A final strategy open for dissolution of clusters is elision, specifically apocope. Pijin has used this strategy as well in order to derive canonical Pijin words from English source lexemes, as in suam ‘swamp’, kol ‘cold’, and klos ‘closed’.
Presumably, all these strategies are guided by the aim to achieve a more optimal syllable structure. The constraints imposed by various vernacular languages certainly play a role in determining the shape of the Pijin form, as do for example principles of sonority hierarchies. Systematic study is needed in order to pinpoint more precisely what rules which speakers use. In general, it can be said that the preferred syllable structure for Pijin lexical words is CV(CV). In monosyllabic words, there is a requirement for the syllable to be heavy, which means that the syllable must either be closed (CVC, e.g. kam) or that the vowel is a long one (CVV, e.g. baa, kaa, saa, tuu). In the first cases, the vowel could alternatively be described as being the result of compensatory lengthening for an etymological final-r deletion; however, this is not true for words like tuu. Minimal word weight requirements therefore account for why long vowels are found primarily in monosyllabic words.
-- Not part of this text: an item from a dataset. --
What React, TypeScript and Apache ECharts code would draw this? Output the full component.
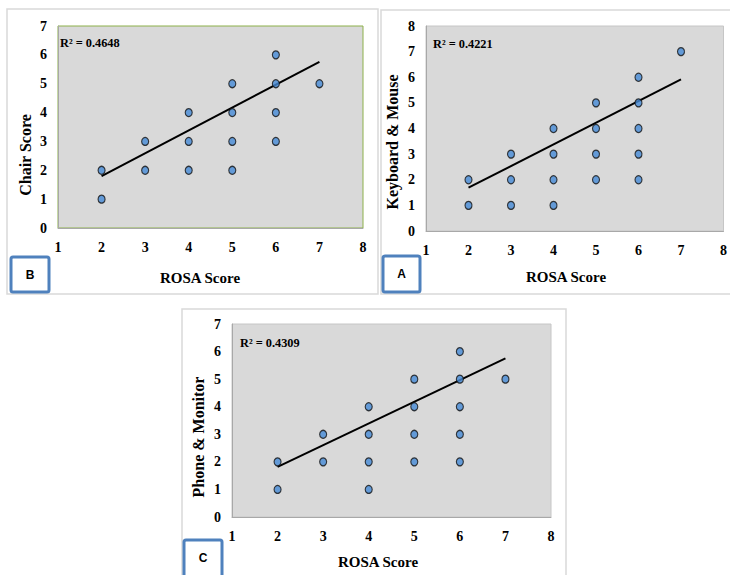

The trochee is the preferred foot structure, but again, as seen in several of the examples of reduction above, successive stages of reduction produce new sequences that may not conform to this pattern. Such forms may be more or less stable, but are all present in the speech of urbanites. Hence, changes in phonotactics through reduction and Anglicization are also occurring.
In the urban center, the effects of the loss of vernaculars and the influence of English are compounded. Further, as it is a locus for new settings of standards, speakers are learning and creating new systems of consensus. Very few rules in Pijin are not open to negotiation, and most are tendencies rather than absolutes. The most general rule is that in the process of reduction, the stressed parts of the source word are retained longest.
Phonological reduction can also have consequences for other parts of the grammar, and an interplay between phonology and syntax and semantics can then be observed. For instance, heavy reduction may allow different forms of the word to precipitate, which in turn are available to take on new meanings. Functions that were formerly taken on by the same word can now be distributed across separate words. For instance, the gradual reduction of olketa (the third person plural pronoun ‘they’, and also the nominal plural marker) has produced a range of phonological forms, from oloketa to ot. The short form ota now is used mostly as a plural marker, while the longest forms such as olketa are reserved for expressing third person plural pronoun in object position (cf. Selbach 2000). The range of phonological variation permissible and usual in Pijin thus appears to make generous room for grammaticalization to occur.